Dollar General is offering to pay their employees to get the COVID-19 vaccine.
“We want to be on the forefront of facilitating our employees’ ability to receive the COVID-19 vaccine if they so choose—and we encourage all of our team to receive the vaccine when it’s available to them,” Dollar General said in a written statement.
The discount retail chain said they will provide frontline team members a payment equivalent to 4 hours of pay after receiving the COVID-19 vaccine and similar accommodations for salaried staff.
“We do not want our employees to have to choose between receiving a vaccine or coming to work, so we are working to remove barriers,” Dollar Generalsaid.
Dollar General has roughly 157,000 employees nationwide. As states work to increase the number of Americans getting vaccinated, some have started allowing frontline workers who are not health care workers to get the vaccine.
They are not alone in offering incentives for getting vaccinated. Houston Methodist, a hospital chain in Texas, says they are offering $500 to employees who get the COVID-19 vaccine.
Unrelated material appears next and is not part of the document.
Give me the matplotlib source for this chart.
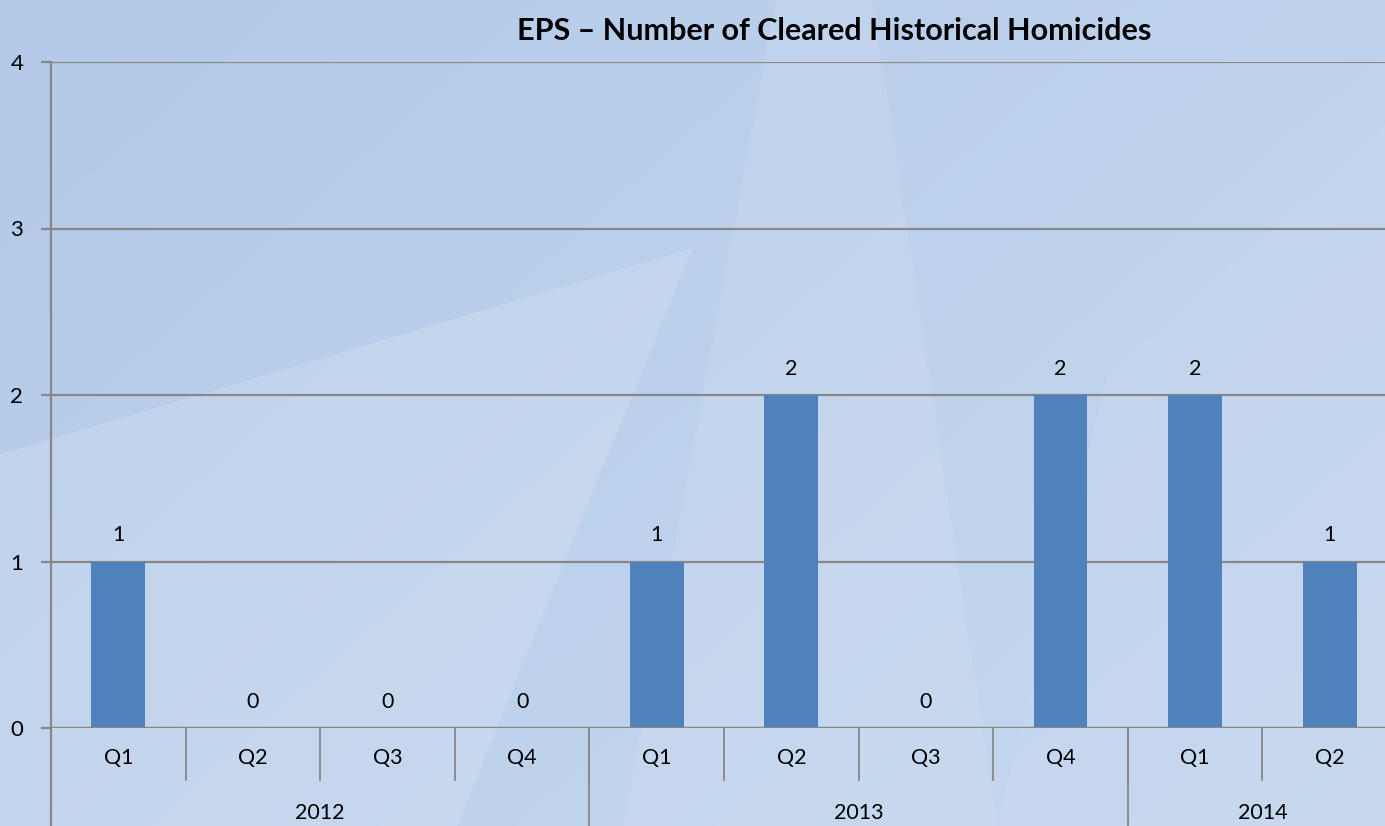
import numpy as np
import matplotlib.pyplot as plt
from matplotlib.patches import Polygon

plt.rcParams['font.family'] = ['Lato', 'DejaVu Sans']

quarters = ['Q1', 'Q2', 'Q3', 'Q4', 'Q1', 'Q2', 'Q3', 'Q4', 'Q1', 'Q2']
years = ['2012', '2013', '2014']
year_sizes = [4, 4, 2]
cleared = [1, 0, 0, 0, 1, 2, 0, 2, 2, 1]

W, H = 1385, 826
fig = plt.figure(figsize=(W / 100, H / 100), dpi=100)

# background: soft blue gradient with a few lighter facets
bg = fig.add_axes([0, 0, 1, 1], zorder=-10)
yy, xx = np.mgrid[0:1:200j, 0:1:300j]
t = np.clip(0.6 * xx + 0.4 * (1 - yy), 0, 1)
c0 = np.array([0.70, 0.79, 0.91])
c1 = np.array([0.78, 0.85, 0.94])
img = c0[None, None, :] * (1 - t[..., None]) + c1[None, None, :] * t[..., None]
bg.imshow(img, extent=[0, 1, 0, 1], aspect='auto', origin='lower')
facets = [
    ([(0.0, 0.0), (0.33, 0.0), (0.5, 0.7), (0.0, 0.45)], '#d6e2f3', 0.35),
    ([(0.45, 0.0), (0.72, 0.0), (0.63, 1.0), (0.56, 1.0)], '#d3dff1', 0.3),
    ([(0.72, 0.0), (1.0, 0.0), (1.0, 0.85), (0.8, 0.55)], '#cbd9ee', 0.3),
]
for pts, col, a in facets:
    bg.add_patch(Polygon(pts, closed=True, color=col, alpha=a, lw=0))
bg.set_xlim(0, 1)
bg.set_ylim(0, 1)
bg.axis('off')

x0, x1 = 51, 1397
y0, y1 = 728, 62
ax = fig.add_axes([x0 / W, 1 - y0 / H, (x1 - x0) / W, (y0 - y1) / H])
ax.patch.set_alpha(0)

x = np.arange(len(cleared))
ax.bar(x, cleared, width=0.4, color='#4f81bd', zorder=3)
for xi, v in zip(x, cleared):
    ax.annotate(str(v), (xi, v), xytext=(0, 19), textcoords='offset points',
                ha='center', va='center', fontsize=15.5, color='black')

ax.set_xlim(-0.5, len(cleared) - 0.5)
ax.set_ylim(0, 4)
ax.set_yticks([0, 1, 2, 3, 4])
ax.grid(axis='y', color='#878787', lw=1.6, zorder=1)
for s in ['top', 'right', 'bottom']:
    ax.spines[s].set_visible(False)
ax.spines['left'].set_color('#878787')
ax.spines['left'].set_linewidth(1.6)
ax.tick_params(axis='y', length=7, width=1.6, color='#878787', labelsize=16, pad=13)
ax.set_xticks([])
ax.axhline(0, color='#878787', lw=1.6, zorder=4)

# multi-level category axis
lab_y = -0.18
for xi, q in zip(x, quarters):
    ax.text(xi, lab_y, q, ha='center', va='center', fontsize=15.5, clip_on=False)
for b in range(1, len(quarters)):
    ax.plot([b - 0.5, b - 0.5], [0, -0.31], color='#878787', lw=1.3, clip_on=False)
start = 0
ax.plot([-0.5, -0.5], [0, -0.6], color='#878787', lw=1.6, clip_on=False)
for yr, n in zip(years, year_sizes):
    end = start + n
    ax.text((start + end - 1) / 2, -0.51, yr, ha='center', va='center',
            fontsize=15.5, clip_on=False)
    if end < len(quarters):
        ax.plot([end - 0.5, end - 0.5], [0, -0.6], color='#878787', lw=1.3,
                clip_on=False)
    start = end

fig.text(0.602, 0.963, 'EPS – Number of Cleared Historical Homicides',
         ha='center', va='center', fontsize=22, fontweight='bold')

fig.savefig('out.png', dpi=100)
However, some say paying people to get vaccinated may increase skepticism of those on the fence about getting the vaccine.
“When you're being paid to do something, people assume that there's a reason why and that might happen here. People might assume in this case that the vaccine is riskier than it is and or that the benefits don't go to the person getting the vaccine, but go to others, when of course they go to both in this case,” said Cynthia Cryder, Associate Professor of Marketing at Washington University in St. Louis.
Cryder studies consumer behavior and says there are situations where people could feel better about having an extra incentive to get vaccinated, like in the case of getting a vaccine as a requirement to travel to certain places.
She says in situations like this, the assumptions about why the benefit is in place are more in line with the benefits of the vaccine, like the ability to be around more people.